At the end of the day, every business owner wants to make money. The trick is figuring out how to make enough to stay in business. This is a time to look at what you made over the last year, comparing it to the previous year. Did your business earn more? Less? About the same? Whatever the answer, now is your chance to write down how much you want your business to make next year, then develop goals to make that happen. For example, figure out your hourly wage. Decide how much you’d like to make per week (realistically). Next, figure out how many hours you need to work to make that amount of money. Are you able to dedicate that amount of time each week to your business? If not, readjust your number to something that will work for you and stick to it, or make changes in your pricing to help you reach your goal.

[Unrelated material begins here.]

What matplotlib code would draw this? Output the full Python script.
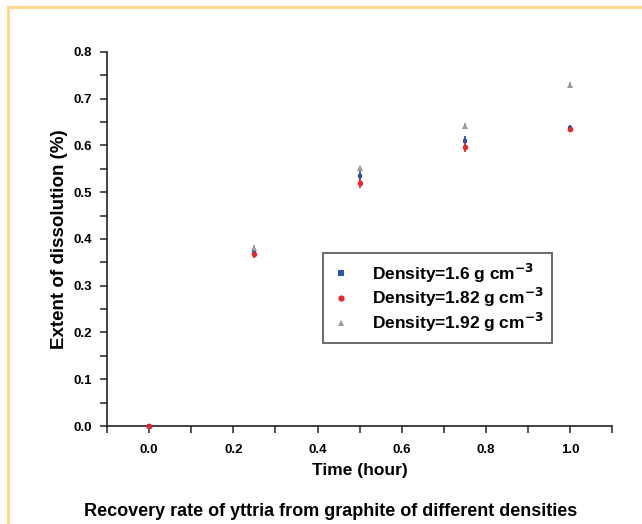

You could look at 2015 as the year that you really invest in your business. Buy new software or equipment, dedicate an amount of money to advertising and promotions for your business throughout the year, hire assistants or employees, etc. Consider how investing in your business will help it to grow, come up with an amount that you’re willing to part with to make that sort of investment, then make it happen.

I can do this

Be SMART: Make sure your goals are Specific, Measureable, Achievable, Realistic and Timely. Setting specific goals can be hard for a small business owner, but it’s proven that we are more successful at reaching a target if we have a specific number in mind. We all know what we want to happen, but the fact is that just wishing for a great year isn’t going to cut it. You need a detailed and specific course of action ahead of you to achieve your goals. Having hard numbers is the best start. Write it down. Keep your list posted somewhere that you can see it every day. Develop a means for achieving those goals, making sure the goals are SMART. Then, as you reach a goal, check it off the list. You may be surprised how quickly the goals are met once you focus your energy on a real course of action.